- [Work to complete]
Take the lines from the one with "Recreate this image" through the one with "var times = d3.range(10000, 58001, 1000);", both ends kept, and reproduce them exactly without the pictures.

- [Dataset entries]
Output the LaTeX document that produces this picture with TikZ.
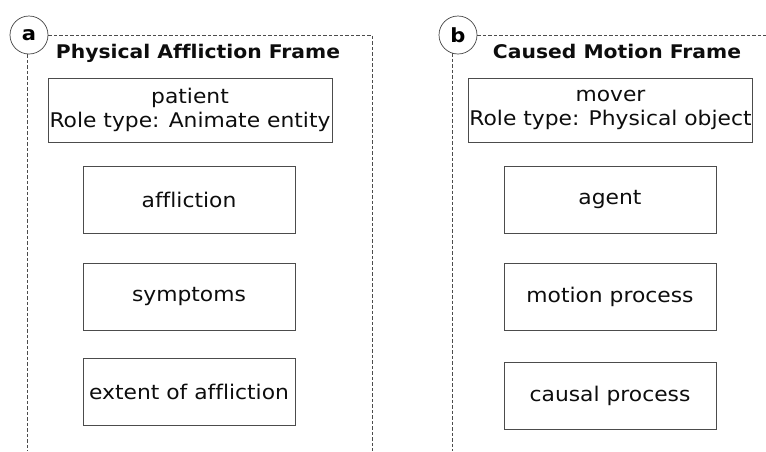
\documentclass[tikz,border=0pt]{standalone}
\usepackage{fontspec}
\setmainfont{DejaVu Sans}[FakeStretch=1.08, Ligatures=NoCommon]
\begin{document}
\begin{tikzpicture}[x=1pt, y=-1pt,
  rolebox/.style={draw=black!70, line width=0.9pt, align=center, inner sep=0pt,
    text=black!95, font=\fontsize{20.2}{24}\selectfont},
  wide/.style={minimum width=284pt, minimum height=64pt},
  narrow/.style={minimum width=212pt, minimum height=67pt},
  frametitle/.style={anchor=base, inner sep=0pt, font=\bfseries\fontsize{18.8}{20}\selectfont, text=black!95},
  badge/.style={circle, draw=black!75, line width=0.7pt, minimum size=38pt, inner sep=0pt,
    font=\bfseries\fontsize{19.5}{20}\selectfont},
  frameline/.style={draw=black!70, line width=0.75pt, dash pattern=on 3.5pt off 2pt}
]
\useasboundingbox (0,0) rectangle (766,451);

% panel a: physical affliction
\node[badge] (ba) at (29,35) {a};
\coordinate (atr) at (372,35);
\coordinate (abr) at (372,451);
\coordinate (abl) at (27,451);
\draw[frameline] (ba.east) -- (atr) -- (abr);
\draw[frameline] (ba.south -| abl) -- (abl);
\node[frametitle] (ta) at (198,58) {Physical Affliction Frame};
\node[rolebox, wide] (patient) at (190,110) {patient\\Role type: Animate entity};
\node[rolebox, narrow] (affliction) at (189,199.5) {affliction};
\node[rolebox, narrow] (symptoms) at (189,296.5) {symptoms};
\node[rolebox, narrow] (extent) at (189,391.5) {extent of affliction};

% panel b: caused motion
\node[badge] (bb) at (458,35) {b};
\coordinate (btr) at (766,35);
\coordinate (bbl) at (452,451);
\coordinate (bbt) at (452,53);
\draw[frameline] (bb.east) -- (btr);
\draw[frameline] (bbt) -- (bbl);
\node[frametitle] (tb) at (617,58) {Caused Motion Frame};
\node[rolebox, wide] (mover) at (610.5,110) {mover\\Role type: Physical object};
\node[rolebox, narrow] (agent) at (610,199.5) {agent};
\node[rolebox, narrow] (motion) at (610,296.5) {motion process};
\node[rolebox, narrow] (causal) at (610,395.5) {causal process};
\end{tikzpicture}
\end{document}
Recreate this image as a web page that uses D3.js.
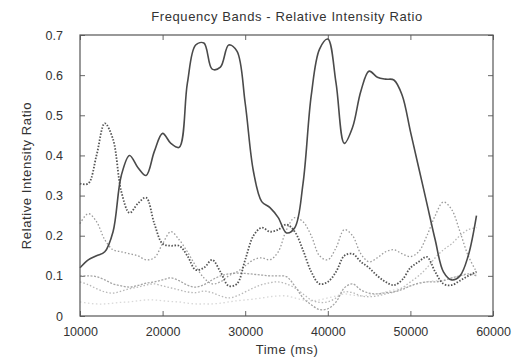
<!DOCTYPE html>
<html>
<head>
<meta charset="utf-8">
<script src="https://cdn.jsdelivr.net/npm/d3@7"></script>
<style>
  body { margin: 0; background: #fff; }
  svg { display: block; font-family: "Liberation Sans", Arial, sans-serif; }
</style>
</head>
<body>
<div id="chart"></div>
<script>
var width = 524;
var height = 362;

// sample times (ms), one per second
var times = d3.range(10000, 58001, 1000);

// band values, one per entry of times
var bandA = [0.12, 0.14, 0.15, 0.16, 0.21, 0.35, 0.40, 0.37, 0.35, 0.41,
  0.455, 0.43, 0.42, 0.58, 0.675, 0.68, 0.615, 0.62, 0.675, 0.66,
  0.53, 0.36, 0.285, 0.27, 0.245, 0.207, 0.22, 0.33, 0.55, 0.665,
  0.69, 0.58, 0.43, 0.47, 0.56, 0.61, 0.595, 0.59, 0.588, 0.55,
  0.46, 0.37, 0.28, 0.19, 0.11, 0.09, 0.10, 0.15, 0.25];
var bandB = [0.33, 0.33, 0.40, 0.48, 0.44, 0.31, 0.257, 0.28, 0.295, 0.23,
  0.18, 0.175, 0.175, 0.15, 0.115, 0.12, 0.14, 0.11, 0.075, 0.08,
  0.14, 0.20, 0.22, 0.21, 0.215, 0.228, 0.21, 0.164, 0.11, 0.08,
  0.085, 0.11, 0.15, 0.155, 0.135, 0.12, 0.10, 0.085, 0.077, 0.09,
  0.12, 0.135, 0.147, 0.11, 0.08, 0.077, 0.088, 0.10, 0.11];
var bandC = [0.23, 0.255, 0.235, 0.19, 0.165, 0.16, 0.155, 0.15, 0.14, 0.145,
  0.18, 0.21, 0.19, 0.16, 0.125, 0.095, 0.08, 0.085, 0.10, 0.11,
  0.125, 0.14, 0.145, 0.14, 0.16, 0.215, 0.245, 0.235, 0.20, 0.15,
  0.14, 0.17, 0.215, 0.20, 0.155, 0.135, 0.145, 0.16, 0.165, 0.155,
  0.148, 0.16, 0.20, 0.25, 0.284, 0.265, 0.21, 0.15, 0.11];
var bandD = [0.10, 0.10, 0.098, 0.09, 0.08, 0.075, 0.072, 0.076, 0.082, 0.085,
  0.09, 0.095, 0.088, 0.077, 0.072, 0.078, 0.09, 0.10, 0.105, 0.107,
  0.106, 0.104, 0.102, 0.10, 0.10, 0.098, 0.075, 0.045, 0.028, 0.016,
  0.018, 0.035, 0.07, 0.08, 0.065, 0.057, 0.055, 0.058, 0.06, 0.066,
  0.075, 0.082, 0.085, 0.085, 0.088, 0.095, 0.10, 0.105, 0.10];
var bandE = [0.085, 0.078, 0.068, 0.06, 0.057, 0.062, 0.068, 0.072, 0.077, 0.08,
  0.075, 0.07, 0.065, 0.06, 0.058, 0.062, 0.058, 0.05, 0.045, 0.05,
  0.06, 0.07, 0.078, 0.083, 0.085, 0.08, 0.07, 0.055, 0.04, 0.034,
  0.035, 0.045, 0.06, 0.058, 0.05, 0.048, 0.05, 0.055, 0.06, 0.07,
  0.085, 0.10, 0.12, 0.145, 0.165, 0.18, 0.20, 0.215, 0.22];
var bandF = [0.035, 0.032, 0.03, 0.03, 0.032, 0.034, 0.035, 0.038, 0.04, 0.04,
  0.038, 0.036, 0.035, 0.032, 0.03, 0.03, 0.03, 0.032, 0.035, 0.038,
  0.04, 0.042, 0.045, 0.048, 0.05, 0.05, 0.045, 0.04, 0.038, 0.04,
  0.045, 0.05, 0.055, 0.052, 0.05, 0.052, 0.055, 0.06, 0.065, 0.07,
  0.075, 0.08, 0.085, 0.088, 0.09, 0.095, 0.10, 0.102, 0.105];

var xTicks = [10000, 20000, 30000, 40000, 50000, 60000];
var yTicks = [0, 0.1, 0.2, 0.3, 0.4, 0.5, 0.6, 0.7];

var series = [
  {values: bandA, color: "#4a4a4a", width: 1.6, dash: null},
  {values: bandB, color: "#555", width: 1.8, dash: "1.5,1.6"},
  {values: bandC, color: "#9a9a9a", width: 1.3, dash: "1.5,2"},
  {values: bandD, color: "#a5a5a5", width: 1.3, dash: "2,1.5"},
  {values: bandE, color: "#b8b8b8", width: 1.3, dash: "1.5,2"},
  {values: bandF, color: "#d8d8d8", width: 1.3, dash: "1.5,2.5"}
];

var margin = {top: 35, right: 31, bottom: 46, left: 80};

var svg = d3.select("#chart").append("svg")
  .attr("width", width)
  .attr("height", height);

var x = d3.scaleLinear()
  .domain([10000, 60000])
  .range([margin.left, width - margin.right]);
var y = d3.scaleLinear()
  .domain([0, 0.7])
  .range([height - margin.bottom, margin.top]);

// inward ticks on all four sides, gnuplot style
var tickLen = 5;
svg.append("g")
  .attr("transform", "translate(0," + y(0) + ")")
  .call(d3.axisBottom(x).tickValues(xTicks).tickSize(-tickLen).tickPadding(11).tickFormat(d3.format("d")))
  .call(g => g.select(".domain").remove());
svg.append("g")
  .attr("transform", "translate(0," + y(0.7) + ")")
  .call(d3.axisTop(x).tickValues(xTicks).tickSize(-tickLen).tickFormat(""))
  .call(g => g.select(".domain").remove());
svg.append("g")
  .attr("transform", "translate(" + x(10000) + ",0)")
  .call(d3.axisLeft(y).tickValues(yTicks).tickSize(-tickLen).tickPadding(17).tickFormat(d => d === 0 ? "0" : d3.format(".1f")(d)))
  .call(g => g.select(".domain").remove());
svg.append("g")
  .attr("transform", "translate(" + x(60000) + ",0)")
  .call(d3.axisRight(y).tickValues(yTicks).tickSize(-tickLen).tickFormat(""))
  .call(g => g.select(".domain").remove());

svg.selectAll(".tick line").attr("stroke", "#666");
svg.selectAll(".tick text")
  .attr("fill", "#333")
  .style("font-size", "12.5px")
  .style("font-family", "'Liberation Sans', Arial, sans-serif");

var line = d3.line()
  .x((d, i) => x(times[i]))
  .y(d => y(d))
  .curve(d3.curveCatmullRom.alpha(0.5));

// lighter bands first so the dark ones sit on top
svg.append("g")
  .selectAll("path")
  .data(series.slice().reverse())
  .join("path")
  .attr("fill", "none")
  .attr("stroke", d => d.color)
  .attr("stroke-width", d => d.width)
  .attr("stroke-dasharray", d => d.dash)
  .attr("d", d => line(d.values));

// frame
svg.append("rect")
  .attr("x", x(10000))
  .attr("y", y(0.7))
  .attr("width", x(60000) - x(10000))
  .attr("height", y(0) - y(0.7))
  .attr("fill", "none")
  .attr("stroke", "#555")
  .attr("stroke-width", 1.2);

svg.append("text")
  .attr("x", 287)
  .attr("y", 21)
  .attr("text-anchor", "middle")
  .attr("fill", "#333")
  .style("font-size", "13px")
  .style("letter-spacing", "0.6px")
  .text("Frequency Bands - Relative Intensity Ratio");

svg.append("text")
  .attr("x", 287)
  .attr("y", 354)
  .attr("text-anchor", "middle")
  .attr("fill", "#333")
  .style("font-size", "13px")
  .style("letter-spacing", "0.5px")
  .text("Time (ms)");

svg.append("text")
  .attr("transform", "translate(31," + (y(0) + y(0.7)) / 2 + ") rotate(-90)")
  .attr("text-anchor", "middle")
  .attr("fill", "#333")
  .style("font-size", "13px")
  .style("letter-spacing", "0.6px")
  .text("Relative Intensity Ratio");
</script>
</body>
</html>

- [Result]
Recreate this image as a web page that uses D3.js.
<!DOCTYPE html>
<html>
<head>
<meta charset="utf-8">
<script src="https://cdn.jsdelivr.net/npm/d3@7"></script>
<style>
  body { margin: 0; background: #fff; }
  svg { display: block; font-family: "Liberation Sans", Arial, sans-serif; }
</style>
</head>
<body>
<div id="chart"></div>
<script>
var width = 524;
var height = 362;

// sample times (ms), one per second
var times = d3.range(10000, 58001, 1000);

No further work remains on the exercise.